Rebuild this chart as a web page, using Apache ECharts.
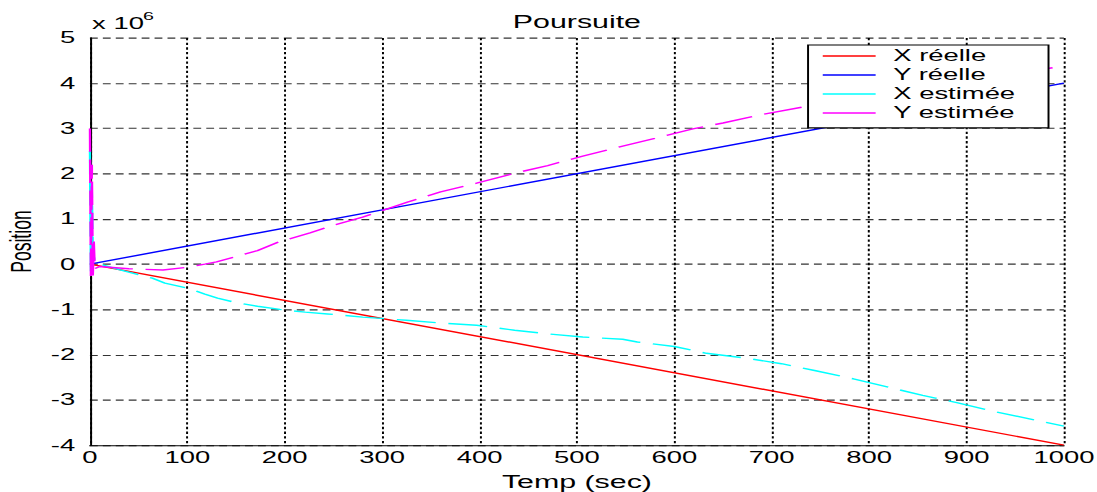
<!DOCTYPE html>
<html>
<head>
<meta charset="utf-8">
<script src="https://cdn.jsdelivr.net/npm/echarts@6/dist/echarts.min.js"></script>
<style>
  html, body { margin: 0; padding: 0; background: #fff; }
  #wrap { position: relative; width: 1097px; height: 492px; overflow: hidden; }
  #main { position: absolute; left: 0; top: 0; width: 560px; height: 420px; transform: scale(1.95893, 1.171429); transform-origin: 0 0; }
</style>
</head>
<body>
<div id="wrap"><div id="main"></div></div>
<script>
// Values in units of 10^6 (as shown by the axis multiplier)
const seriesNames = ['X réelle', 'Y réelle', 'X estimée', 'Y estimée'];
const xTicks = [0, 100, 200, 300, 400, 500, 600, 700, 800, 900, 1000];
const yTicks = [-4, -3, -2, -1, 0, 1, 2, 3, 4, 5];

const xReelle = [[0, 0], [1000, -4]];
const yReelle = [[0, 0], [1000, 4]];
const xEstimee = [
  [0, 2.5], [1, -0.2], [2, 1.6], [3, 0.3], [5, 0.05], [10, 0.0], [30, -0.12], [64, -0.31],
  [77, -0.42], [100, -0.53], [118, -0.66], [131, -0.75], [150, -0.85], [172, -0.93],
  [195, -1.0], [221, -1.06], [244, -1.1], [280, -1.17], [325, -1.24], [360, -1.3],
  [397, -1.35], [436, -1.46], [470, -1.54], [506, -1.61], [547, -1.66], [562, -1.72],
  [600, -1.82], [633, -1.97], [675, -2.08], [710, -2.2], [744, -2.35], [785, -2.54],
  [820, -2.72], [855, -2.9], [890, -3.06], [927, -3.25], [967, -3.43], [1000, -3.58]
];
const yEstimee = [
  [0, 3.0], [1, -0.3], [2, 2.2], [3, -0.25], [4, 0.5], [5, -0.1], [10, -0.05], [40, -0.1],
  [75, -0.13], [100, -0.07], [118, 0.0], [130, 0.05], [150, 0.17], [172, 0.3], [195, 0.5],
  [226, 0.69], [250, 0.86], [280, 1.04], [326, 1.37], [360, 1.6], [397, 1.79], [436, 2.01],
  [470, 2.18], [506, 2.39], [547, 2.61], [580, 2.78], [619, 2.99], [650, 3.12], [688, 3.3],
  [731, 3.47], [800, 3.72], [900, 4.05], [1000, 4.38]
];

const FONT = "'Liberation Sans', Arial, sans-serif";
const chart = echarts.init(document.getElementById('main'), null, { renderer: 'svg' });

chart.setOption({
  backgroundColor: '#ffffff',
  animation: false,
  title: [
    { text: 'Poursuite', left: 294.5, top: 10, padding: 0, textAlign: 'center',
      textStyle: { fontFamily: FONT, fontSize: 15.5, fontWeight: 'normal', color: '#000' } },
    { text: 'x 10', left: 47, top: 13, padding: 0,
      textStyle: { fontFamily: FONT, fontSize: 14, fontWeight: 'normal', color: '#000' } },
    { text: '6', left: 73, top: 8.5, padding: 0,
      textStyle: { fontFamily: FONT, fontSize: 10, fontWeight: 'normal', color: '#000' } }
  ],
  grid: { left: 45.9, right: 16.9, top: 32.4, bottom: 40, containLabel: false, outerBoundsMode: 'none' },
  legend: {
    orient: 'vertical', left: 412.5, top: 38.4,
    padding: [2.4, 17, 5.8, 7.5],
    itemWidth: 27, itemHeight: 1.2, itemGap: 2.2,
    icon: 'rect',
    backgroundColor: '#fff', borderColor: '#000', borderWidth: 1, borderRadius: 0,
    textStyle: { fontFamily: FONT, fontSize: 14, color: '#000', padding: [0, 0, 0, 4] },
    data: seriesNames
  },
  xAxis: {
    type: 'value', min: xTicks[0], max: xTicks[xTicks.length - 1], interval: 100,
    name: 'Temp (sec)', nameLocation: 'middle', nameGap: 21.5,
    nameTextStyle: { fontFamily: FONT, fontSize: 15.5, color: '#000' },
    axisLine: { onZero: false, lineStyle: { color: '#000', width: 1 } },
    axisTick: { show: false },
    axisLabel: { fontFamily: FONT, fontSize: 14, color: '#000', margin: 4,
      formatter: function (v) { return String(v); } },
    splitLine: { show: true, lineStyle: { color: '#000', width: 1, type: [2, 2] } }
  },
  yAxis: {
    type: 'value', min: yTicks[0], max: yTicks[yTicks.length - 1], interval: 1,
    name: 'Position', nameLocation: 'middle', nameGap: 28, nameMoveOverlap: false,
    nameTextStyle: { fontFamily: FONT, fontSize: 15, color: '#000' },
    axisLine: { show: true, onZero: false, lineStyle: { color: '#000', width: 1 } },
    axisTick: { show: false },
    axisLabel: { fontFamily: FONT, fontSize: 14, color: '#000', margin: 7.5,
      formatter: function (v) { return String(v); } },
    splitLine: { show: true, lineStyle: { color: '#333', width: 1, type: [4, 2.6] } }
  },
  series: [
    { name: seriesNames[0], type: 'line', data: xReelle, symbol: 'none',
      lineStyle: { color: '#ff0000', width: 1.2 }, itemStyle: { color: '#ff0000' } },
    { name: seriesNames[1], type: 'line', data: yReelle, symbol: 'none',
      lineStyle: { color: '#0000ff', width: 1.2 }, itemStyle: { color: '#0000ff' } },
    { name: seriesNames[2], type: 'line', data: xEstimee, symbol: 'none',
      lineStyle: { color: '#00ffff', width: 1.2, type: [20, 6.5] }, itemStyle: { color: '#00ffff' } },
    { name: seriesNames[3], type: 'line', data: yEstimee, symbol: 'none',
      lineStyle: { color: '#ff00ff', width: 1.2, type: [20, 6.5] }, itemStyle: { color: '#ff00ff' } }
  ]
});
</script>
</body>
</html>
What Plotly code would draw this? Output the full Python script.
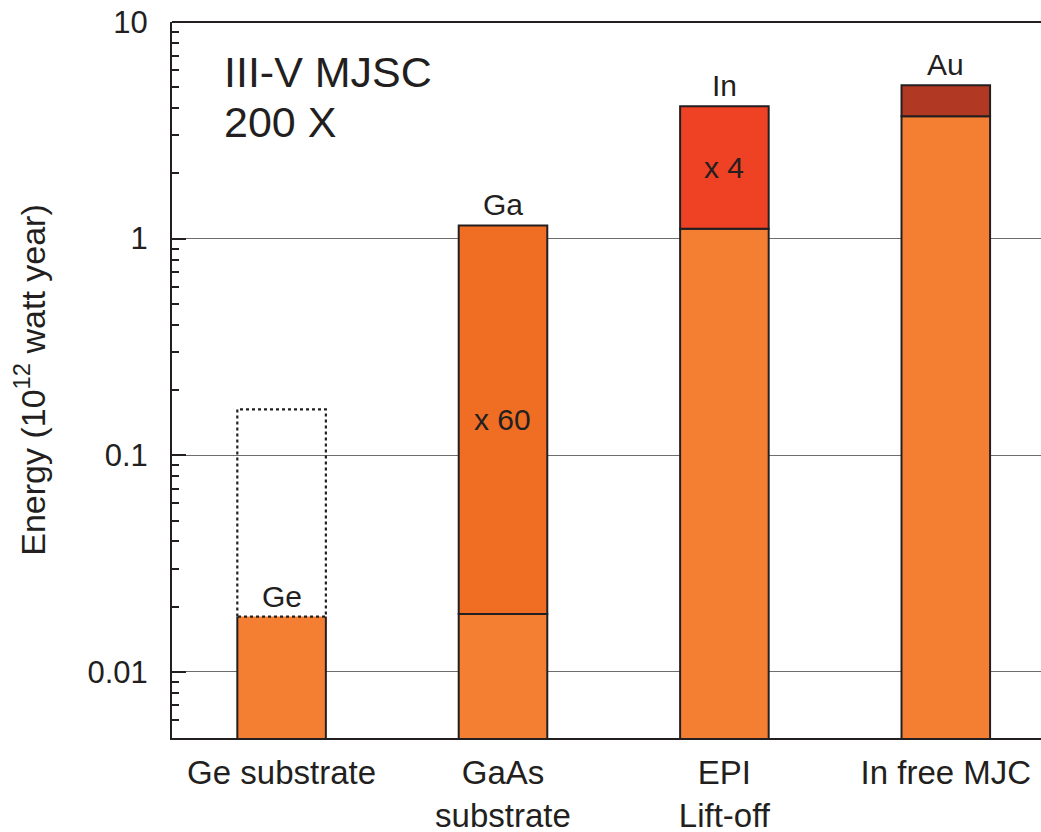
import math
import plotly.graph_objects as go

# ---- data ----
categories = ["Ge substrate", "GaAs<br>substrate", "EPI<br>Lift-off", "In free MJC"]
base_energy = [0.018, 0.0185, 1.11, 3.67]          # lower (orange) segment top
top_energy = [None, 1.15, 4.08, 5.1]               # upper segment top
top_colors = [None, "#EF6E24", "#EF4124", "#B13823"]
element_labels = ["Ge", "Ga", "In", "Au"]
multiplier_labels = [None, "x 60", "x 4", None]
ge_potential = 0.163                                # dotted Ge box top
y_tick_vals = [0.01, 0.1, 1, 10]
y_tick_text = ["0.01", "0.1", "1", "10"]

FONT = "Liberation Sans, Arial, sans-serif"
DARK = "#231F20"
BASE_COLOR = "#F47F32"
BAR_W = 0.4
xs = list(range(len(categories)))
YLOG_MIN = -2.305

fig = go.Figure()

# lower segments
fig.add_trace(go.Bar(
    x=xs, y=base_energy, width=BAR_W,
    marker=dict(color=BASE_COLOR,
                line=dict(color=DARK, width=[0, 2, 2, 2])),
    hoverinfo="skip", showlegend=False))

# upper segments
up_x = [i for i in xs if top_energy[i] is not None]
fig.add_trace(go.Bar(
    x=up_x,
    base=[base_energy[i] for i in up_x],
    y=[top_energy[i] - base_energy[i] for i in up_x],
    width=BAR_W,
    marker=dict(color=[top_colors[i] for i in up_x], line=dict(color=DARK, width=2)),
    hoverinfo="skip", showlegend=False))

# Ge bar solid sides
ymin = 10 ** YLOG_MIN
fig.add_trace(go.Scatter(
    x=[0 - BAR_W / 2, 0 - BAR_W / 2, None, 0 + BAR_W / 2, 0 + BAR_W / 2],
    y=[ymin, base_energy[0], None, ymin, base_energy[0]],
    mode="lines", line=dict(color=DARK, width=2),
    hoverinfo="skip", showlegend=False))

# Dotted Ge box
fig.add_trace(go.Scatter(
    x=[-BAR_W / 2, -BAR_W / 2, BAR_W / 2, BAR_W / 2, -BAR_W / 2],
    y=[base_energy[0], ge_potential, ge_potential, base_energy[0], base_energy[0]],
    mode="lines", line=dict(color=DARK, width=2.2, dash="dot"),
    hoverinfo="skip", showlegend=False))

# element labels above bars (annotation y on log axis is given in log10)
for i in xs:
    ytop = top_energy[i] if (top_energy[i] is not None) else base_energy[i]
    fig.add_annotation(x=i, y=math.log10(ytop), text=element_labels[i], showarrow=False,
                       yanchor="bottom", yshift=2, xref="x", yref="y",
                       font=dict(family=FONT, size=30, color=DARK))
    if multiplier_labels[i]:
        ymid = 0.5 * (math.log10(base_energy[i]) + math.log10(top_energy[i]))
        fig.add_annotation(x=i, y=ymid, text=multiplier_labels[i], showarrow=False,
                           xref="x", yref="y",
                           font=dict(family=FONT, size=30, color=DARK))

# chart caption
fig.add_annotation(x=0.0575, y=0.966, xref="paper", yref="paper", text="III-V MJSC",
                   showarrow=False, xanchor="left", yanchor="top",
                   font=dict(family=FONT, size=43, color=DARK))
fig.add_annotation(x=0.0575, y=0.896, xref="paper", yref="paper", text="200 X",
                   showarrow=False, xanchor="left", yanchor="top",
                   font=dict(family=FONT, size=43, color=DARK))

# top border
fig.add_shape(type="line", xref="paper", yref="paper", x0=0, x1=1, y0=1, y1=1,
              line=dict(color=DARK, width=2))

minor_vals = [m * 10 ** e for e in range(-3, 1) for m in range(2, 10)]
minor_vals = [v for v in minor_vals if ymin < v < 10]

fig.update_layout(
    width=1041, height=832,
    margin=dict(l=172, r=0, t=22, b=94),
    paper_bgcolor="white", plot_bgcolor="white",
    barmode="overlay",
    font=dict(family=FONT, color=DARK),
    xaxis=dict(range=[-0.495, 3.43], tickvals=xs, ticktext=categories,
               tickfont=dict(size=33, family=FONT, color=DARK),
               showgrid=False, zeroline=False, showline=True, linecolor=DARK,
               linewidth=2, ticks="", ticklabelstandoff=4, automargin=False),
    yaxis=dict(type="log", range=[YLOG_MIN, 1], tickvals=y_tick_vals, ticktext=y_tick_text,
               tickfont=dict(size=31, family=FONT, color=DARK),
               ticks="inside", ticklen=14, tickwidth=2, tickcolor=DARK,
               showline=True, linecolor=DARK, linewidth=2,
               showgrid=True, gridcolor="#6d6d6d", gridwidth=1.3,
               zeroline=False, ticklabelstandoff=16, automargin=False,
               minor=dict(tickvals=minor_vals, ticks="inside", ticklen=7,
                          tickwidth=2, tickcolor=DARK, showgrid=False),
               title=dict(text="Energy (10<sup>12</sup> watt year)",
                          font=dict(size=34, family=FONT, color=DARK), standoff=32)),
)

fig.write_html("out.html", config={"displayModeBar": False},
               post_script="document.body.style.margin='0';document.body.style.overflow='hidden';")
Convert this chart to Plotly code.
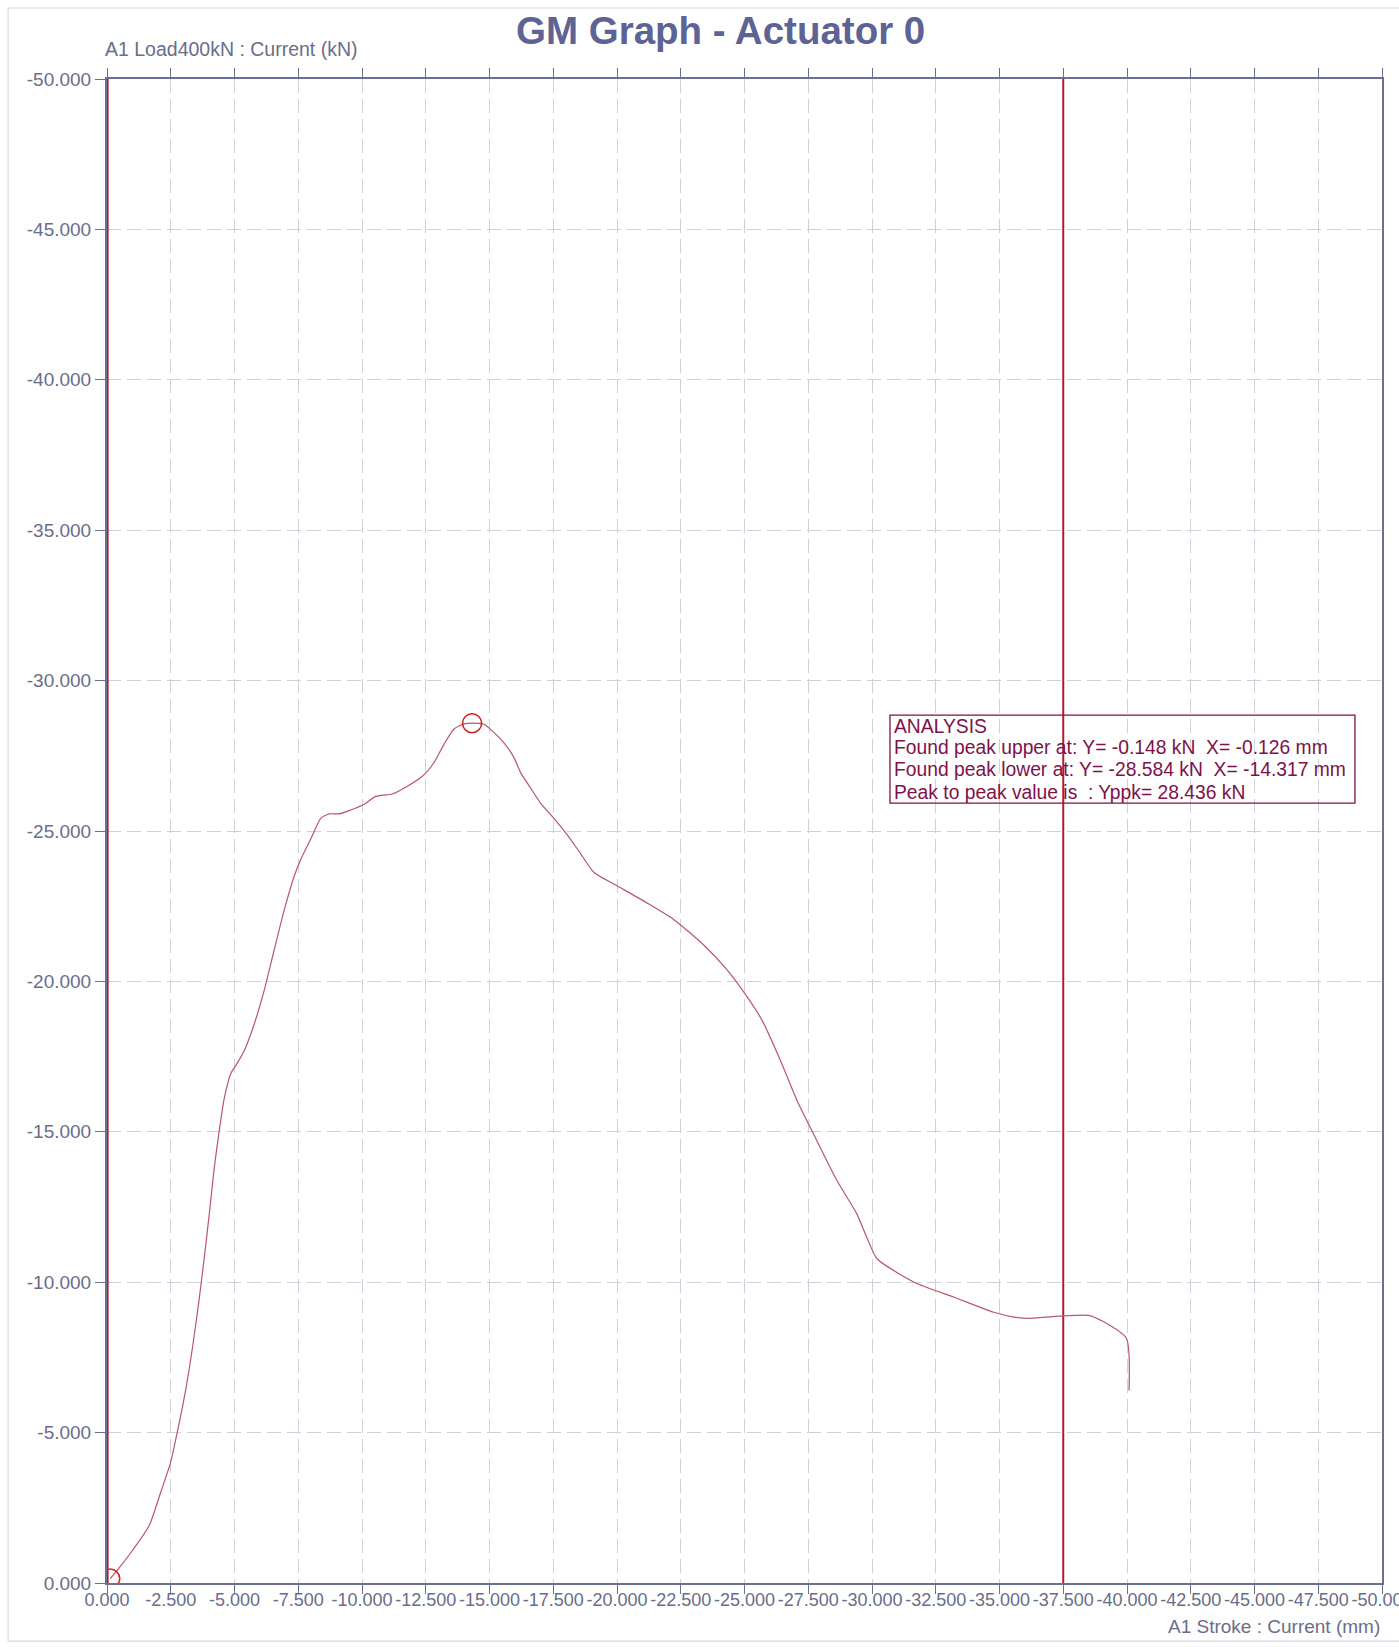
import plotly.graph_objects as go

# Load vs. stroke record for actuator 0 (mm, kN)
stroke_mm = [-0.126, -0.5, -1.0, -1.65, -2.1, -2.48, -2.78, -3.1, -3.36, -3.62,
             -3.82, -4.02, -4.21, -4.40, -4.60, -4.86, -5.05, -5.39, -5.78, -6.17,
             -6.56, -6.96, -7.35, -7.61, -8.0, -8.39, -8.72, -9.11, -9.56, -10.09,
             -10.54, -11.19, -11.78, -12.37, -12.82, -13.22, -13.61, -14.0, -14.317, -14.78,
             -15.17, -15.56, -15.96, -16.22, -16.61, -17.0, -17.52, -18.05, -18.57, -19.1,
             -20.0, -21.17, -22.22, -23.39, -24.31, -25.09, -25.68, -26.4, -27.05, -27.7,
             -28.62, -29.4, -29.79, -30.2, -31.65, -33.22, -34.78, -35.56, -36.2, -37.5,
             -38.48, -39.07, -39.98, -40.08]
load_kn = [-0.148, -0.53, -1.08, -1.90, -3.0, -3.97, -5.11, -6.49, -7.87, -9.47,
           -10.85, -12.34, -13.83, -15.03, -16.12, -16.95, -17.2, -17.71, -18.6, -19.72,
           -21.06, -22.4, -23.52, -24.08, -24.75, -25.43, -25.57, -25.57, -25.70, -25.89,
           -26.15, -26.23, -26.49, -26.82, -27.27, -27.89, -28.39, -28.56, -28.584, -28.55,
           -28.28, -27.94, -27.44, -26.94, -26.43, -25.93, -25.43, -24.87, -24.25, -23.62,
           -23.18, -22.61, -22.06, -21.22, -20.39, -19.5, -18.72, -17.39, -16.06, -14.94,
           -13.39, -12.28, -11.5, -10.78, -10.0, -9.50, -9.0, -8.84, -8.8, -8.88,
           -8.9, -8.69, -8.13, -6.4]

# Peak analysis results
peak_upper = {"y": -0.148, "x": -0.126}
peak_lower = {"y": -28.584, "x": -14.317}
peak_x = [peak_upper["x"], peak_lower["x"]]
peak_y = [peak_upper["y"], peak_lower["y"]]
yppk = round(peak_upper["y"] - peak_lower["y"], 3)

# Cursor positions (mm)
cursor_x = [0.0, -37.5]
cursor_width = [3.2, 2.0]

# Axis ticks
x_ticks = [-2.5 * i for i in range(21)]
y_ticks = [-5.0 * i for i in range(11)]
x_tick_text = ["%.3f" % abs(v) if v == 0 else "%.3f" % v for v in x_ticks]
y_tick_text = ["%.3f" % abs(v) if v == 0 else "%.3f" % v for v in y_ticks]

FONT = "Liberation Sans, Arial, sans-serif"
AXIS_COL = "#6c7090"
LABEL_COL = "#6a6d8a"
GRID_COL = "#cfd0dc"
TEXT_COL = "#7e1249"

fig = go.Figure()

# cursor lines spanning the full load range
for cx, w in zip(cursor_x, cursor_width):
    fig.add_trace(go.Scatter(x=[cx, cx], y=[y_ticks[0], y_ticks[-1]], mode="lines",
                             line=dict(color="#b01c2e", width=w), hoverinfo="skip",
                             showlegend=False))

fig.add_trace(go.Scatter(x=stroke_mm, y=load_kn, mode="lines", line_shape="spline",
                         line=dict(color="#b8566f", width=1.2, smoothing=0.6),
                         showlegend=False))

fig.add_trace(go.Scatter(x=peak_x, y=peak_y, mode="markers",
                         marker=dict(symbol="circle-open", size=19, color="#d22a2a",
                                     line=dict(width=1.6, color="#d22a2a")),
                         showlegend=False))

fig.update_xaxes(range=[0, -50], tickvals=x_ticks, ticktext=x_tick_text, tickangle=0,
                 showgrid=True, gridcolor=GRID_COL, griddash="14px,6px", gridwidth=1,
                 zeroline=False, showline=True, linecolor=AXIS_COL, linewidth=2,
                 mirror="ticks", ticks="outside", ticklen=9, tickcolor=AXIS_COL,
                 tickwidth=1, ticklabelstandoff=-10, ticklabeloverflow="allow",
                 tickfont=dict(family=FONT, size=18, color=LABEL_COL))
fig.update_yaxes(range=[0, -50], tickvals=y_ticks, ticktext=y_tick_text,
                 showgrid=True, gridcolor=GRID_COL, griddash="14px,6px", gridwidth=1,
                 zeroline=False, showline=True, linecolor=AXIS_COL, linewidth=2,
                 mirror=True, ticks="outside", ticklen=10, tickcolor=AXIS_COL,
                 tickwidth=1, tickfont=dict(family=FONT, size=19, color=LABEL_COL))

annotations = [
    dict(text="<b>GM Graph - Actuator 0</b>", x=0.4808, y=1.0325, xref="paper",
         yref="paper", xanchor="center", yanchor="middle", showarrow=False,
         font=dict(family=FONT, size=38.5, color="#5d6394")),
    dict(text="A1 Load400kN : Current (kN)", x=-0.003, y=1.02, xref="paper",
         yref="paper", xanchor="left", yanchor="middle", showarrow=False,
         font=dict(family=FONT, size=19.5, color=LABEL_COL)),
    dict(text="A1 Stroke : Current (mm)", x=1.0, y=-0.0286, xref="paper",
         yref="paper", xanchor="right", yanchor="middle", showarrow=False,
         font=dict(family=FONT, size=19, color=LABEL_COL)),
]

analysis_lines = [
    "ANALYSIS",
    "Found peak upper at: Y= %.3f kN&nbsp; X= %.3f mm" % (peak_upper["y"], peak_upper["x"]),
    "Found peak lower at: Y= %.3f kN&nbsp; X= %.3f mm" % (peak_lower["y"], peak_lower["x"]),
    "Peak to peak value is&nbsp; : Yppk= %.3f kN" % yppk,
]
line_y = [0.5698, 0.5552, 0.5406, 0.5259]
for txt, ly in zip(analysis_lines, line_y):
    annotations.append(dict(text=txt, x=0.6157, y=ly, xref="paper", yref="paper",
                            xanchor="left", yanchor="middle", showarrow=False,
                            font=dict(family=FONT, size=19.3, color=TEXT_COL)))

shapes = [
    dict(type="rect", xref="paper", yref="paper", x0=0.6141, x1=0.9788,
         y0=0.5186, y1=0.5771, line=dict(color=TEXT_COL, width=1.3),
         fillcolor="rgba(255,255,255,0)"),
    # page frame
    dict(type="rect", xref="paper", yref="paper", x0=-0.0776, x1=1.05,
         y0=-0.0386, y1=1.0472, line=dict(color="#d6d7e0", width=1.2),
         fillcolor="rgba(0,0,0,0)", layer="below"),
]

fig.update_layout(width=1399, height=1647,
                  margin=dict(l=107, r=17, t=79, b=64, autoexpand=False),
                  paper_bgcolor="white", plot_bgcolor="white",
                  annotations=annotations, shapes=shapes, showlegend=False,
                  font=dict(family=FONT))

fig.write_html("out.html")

☆ ☆ ☆ ☆

EXERCISE GOAL
Repeat exactly the part that opens with the line containing "Convert this chart to Plotly code." and closes with the line containing "-8.9, -8.69, -8.13, -6.4]". Include both end lines, and drop the pictures.

FINAL ANSWER
Convert this chart to Plotly code.
import plotly.graph_objects as go

# Load vs. stroke record for actuator 0 (mm, kN)
stroke_mm = [-0.126, -0.5, -1.0, -1.65, -2.1, -2.48, -2.78, -3.1, -3.36, -3.62,
             -3.82, -4.02, -4.21, -4.40, -4.60, -4.86, -5.05, -5.39, -5.78, -6.17,
             -6.56, -6.96, -7.35, -7.61, -8.0, -8.39, -8.72, -9.11, -9.56, -10.09,
             -10.54, -11.19, -11.78, -12.37, -12.82, -13.22, -13.61, -14.0, -14.317, -14.78,
             -15.17, -15.56, -15.96, -16.22, -16.61, -17.0, -17.52, -18.05, -18.57, -19.1,
             -20.0, -21.17, -22.22, -23.39, -24.31, -25.09, -25.68, -26.4, -27.05, -27.7,
             -28.62, -29.4, -29.79, -30.2, -31.65, -33.22, -34.78, -35.56, -36.2, -37.5,
             -38.48, -39.07, -39.98, -40.08]
load_kn = [-0.148, -0.53, -1.08, -1.90, -3.0, -3.97, -5.11, -6.49, -7.87, -9.47,
           -10.85, -12.34, -13.83, -15.03, -16.12, -16.95, -17.2, -17.71, -18.6, -19.72,
           -21.06, -22.4, -23.52, -24.08, -24.75, -25.43, -25.57, -25.57, -25.70, -25.89,
           -26.15, -26.23, -26.49, -26.82, -27.27, -27.89, -28.39, -28.56, -28.584, -28.55,
           -28.28, -27.94, -27.44, -26.94, -26.43, -25.93, -25.43, -24.87, -24.25, -23.62,
           -23.18, -22.61, -22.06, -21.22, -20.39, -19.5, -18.72, -17.39, -16.06, -14.94,
           -13.39, -12.28, -11.5, -10.78, -10.0, -9.50, -9.0, -8.84, -8.8, -8.88,
           -8.9, -8.69, -8.13, -6.4]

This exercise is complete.